### The exercise
Print, word for word, every line from the beginning of the listing up to and including the line with "(0,0) rectangle (435,1000);". Pictures are to be excluded.

### Data section
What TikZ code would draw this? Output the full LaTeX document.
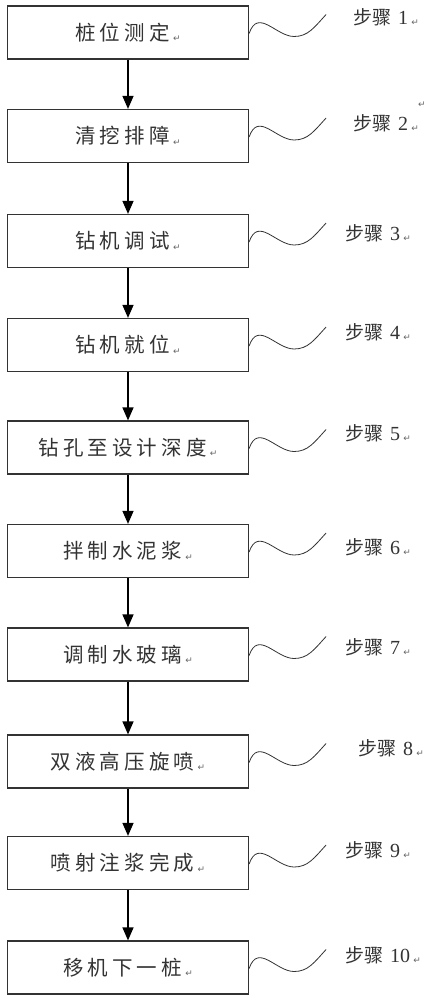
\documentclass[tikz,border=0pt]{standalone}
\usepackage{fontspec}
\setmainfont{Liberation Serif}
\newfontfamily\cjk[LetterSpace=20]{Noto Sans CJK SC}
\newfontfamily\cjklab{Noto Sans CJK SC}
\newfontfamily\symfont{DejaVu Sans}
\usetikzlibrary{arrows.meta,calc}

\definecolor{inkgray}{HTML}{333333}
\newcommand{\retmark}{\,{\symfont\fontsize{9}{9}\selectfont\color{black!60}\raisebox{-0.3ex}{↵}}}

\begin{document}
\begin{tikzpicture}[x=1pt,y=-1pt,
  stepbox/.style={draw=inkgray,line width=1.2pt,minimum width=241pt,minimum height=53pt,
    inner sep=0pt,font=\cjk\fontsize{20.5}{20.5}\selectfont,text=inkgray},
  steplab/.style={anchor=west,inner sep=0pt,font=\cjklab\fontsize{19}{19}\selectfont,text=inkgray},
  flow/.style={line width=1.3pt,draw=black,-{Triangle[width=11pt,length=13pt]}},
  wave/.style={line width=0.8pt,draw=inkgray}]

  \useasboundingbox (0,0) rectangle (435,1000);

  % boxes and step labels
  \foreach \n/\cy/\lx/\ly/\txt in {
      1/32.5/353/17/桩位测定,
      2/136/353/123/清挖排障,
      3/241/345/233/钻机调试,
      4/345/345/332/钻机就位,
      5/447.5/345/433/钻孔至设计深度,
      6/551/345/547/拌制水泥浆,
      7/654.5/345/647/调制水玻璃,
      8/761.5/358/748/双液高压旋喷,
      9/863/345/850/喷射注浆完成,
      10/967.5/345/955/移机下一桩}{
    \node[stepbox] (b\n) at (128,\cy) {\txt\retmark};
    \node[steplab] (l\n) at (\lx,\ly) {步骤\hspace{7pt}{\rmfamily\fontsize{20}{20}\selectfont\n}\retmark};
    \coordinate (w\n) at ($(b\n.east)+(77,-18)$);
    \draw[wave] ($(b\n.east)+(0,1)$) .. controls +(9,-26) and +(-18,0) .. ++(45,3)
      .. controls +(14,0) and +(-12,13) .. (w\n);
  }

  % stray paragraph mark
  \node[inner sep=0pt] (pm) at (421,105) {\retmark};

  % arrows
  \foreach \a/\b in {1/2,2/3,3/4,4/5,5/6,6/7,7/8,8/9,9/10}{
    \draw[flow] (b\a.south) -- (b\b.north);
  }

\end{tikzpicture}
\end{document}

### Exercise solution
What TikZ code would draw this? Output the full LaTeX document.
\documentclass[tikz,border=0pt]{standalone}
\usepackage{fontspec}
\setmainfont{Liberation Serif}
\newfontfamily\cjk[LetterSpace=20]{Noto Sans CJK SC}
\newfontfamily\cjklab{Noto Sans CJK SC}
\newfontfamily\symfont{DejaVu Sans}
\usetikzlibrary{arrows.meta,calc}

\definecolor{inkgray}{HTML}{333333}
\newcommand{\retmark}{\,{\symfont\fontsize{9}{9}\selectfont\color{black!60}\raisebox{-0.3ex}{↵}}}

\begin{document}
\begin{tikzpicture}[x=1pt,y=-1pt,
  stepbox/.style={draw=inkgray,line width=1.2pt,minimum width=241pt,minimum height=53pt,
    inner sep=0pt,font=\cjk\fontsize{20.5}{20.5}\selectfont,text=inkgray},
  steplab/.style={anchor=west,inner sep=0pt,font=\cjklab\fontsize{19}{19}\selectfont,text=inkgray},
  flow/.style={line width=1.3pt,draw=black,-{Triangle[width=11pt,length=13pt]}},
  wave/.style={line width=0.8pt,draw=inkgray}]

  \useasboundingbox (0,0) rectangle (435,1000);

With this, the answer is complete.